Hyperphosphorylation of RyRs Underlies Triggered Activity in Transgenic Rabbit Model of LQT2 Syndrome

Rationale: Loss-of-function mutations in human ether go-go (HERG) potassium channels underlie long QT syndrome type 2 (LQT2) and are associated with fatal ventricular tachyarrhythmia. Previously, most studies focused on plasma membrane-related pathways involved in arrhythmogenesis in long QT syndrome, whereas proarrhythmic changes in intracellular Ca2+ handling remained unexplored. Objective: We investigated the remodeling of Ca2+ homeostasis in ventricular cardiomyocytes derived from transgenic rabbit model of LQT2 to determine whether these changes contribute to triggered activity in the form of early after depolarizations (EADs). Methods and Results: Confocal Ca2+ imaging revealed decrease in amplitude of Ca2+ transients and sarcoplasmic reticulum Ca2+ content in LQT2 myocytes.
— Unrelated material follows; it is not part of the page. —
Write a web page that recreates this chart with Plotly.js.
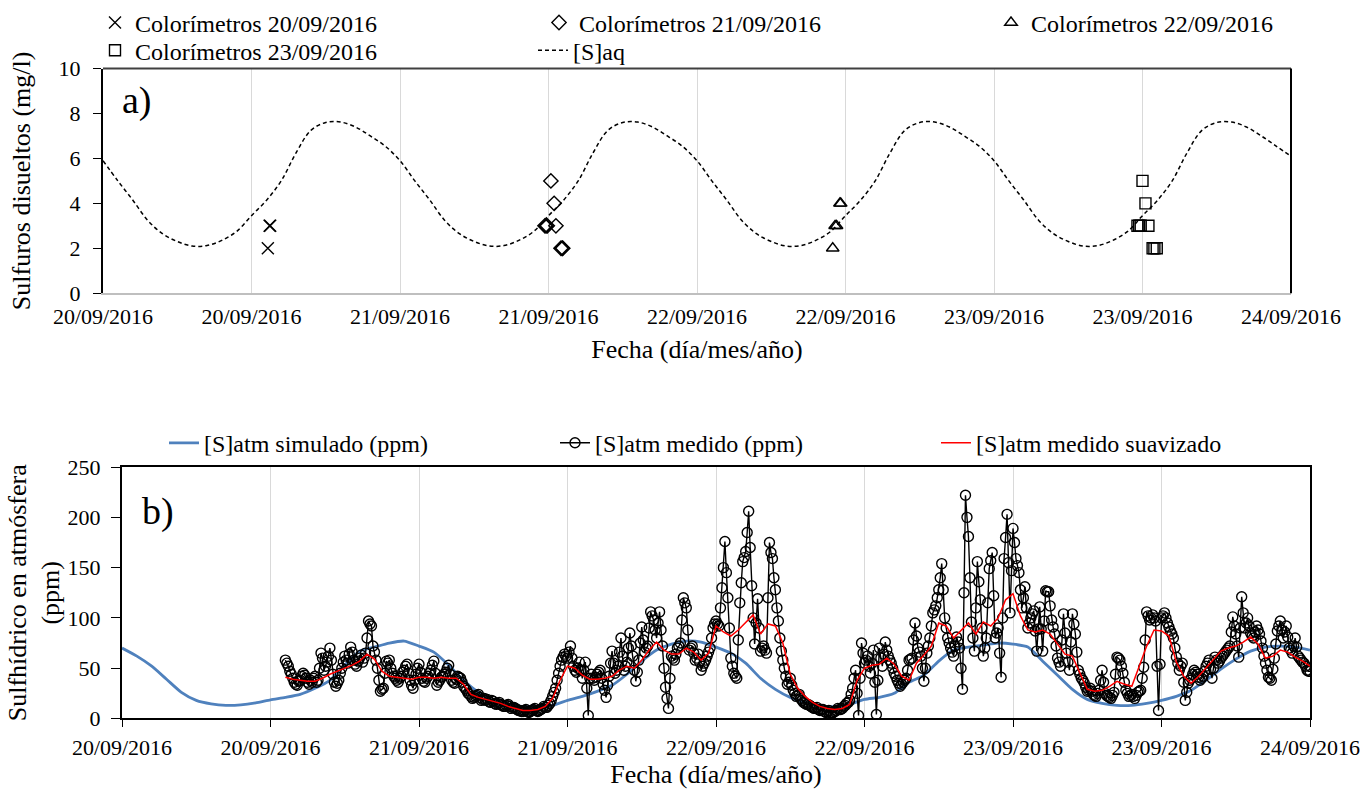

Experiments using sarcoplasmic reticulum-entrapped Ca2+ indicator demonstrated enhanced ryanodine receptor (RyR)-mediated sarcoplasmic reticulum Ca2+ leak in LQT2 cells. Western blot analyses showed increased phosphorylation of RyR in LQT2 myocytes versus controls. Coimmunoprecipitation experiments demonstrated loss of protein phosphatases type 1 and type 2 from the RyR complex. Stimulation of LQT2 cells with beta-adrenergic agonist isoproterenol resulted in prolongation of the plateau of action potentials accompanied by aberrant Ca2+ releases and EADs, which were abolished by inhibition of Ca2+/calmodulin-dependent protein kinase type 2. Computer simulations showed that late aberrant Ca2+ releases caused by RyR hyperactivity promote EADs and underlie the enhanced triggered activity through increased forward mode of Na+/Ca2+ exchanger type 1. Conclusions: Hyperactive, hyperphosphorylated RyRs because of reduced local phosphatase activity enhance triggered activity in LQT2 syndrome. EADs are promoted by aberrant RyR-mediated Ca2+ releases that are present despite a reduction of sarcoplasmic reticulum content. Those releases increase forward mode Na+/Ca2+ exchanger type 1, thereby slowing repolarization and enabling L-type Ca2+ current reactivation. (Circ Res. 2014;115:919-928.)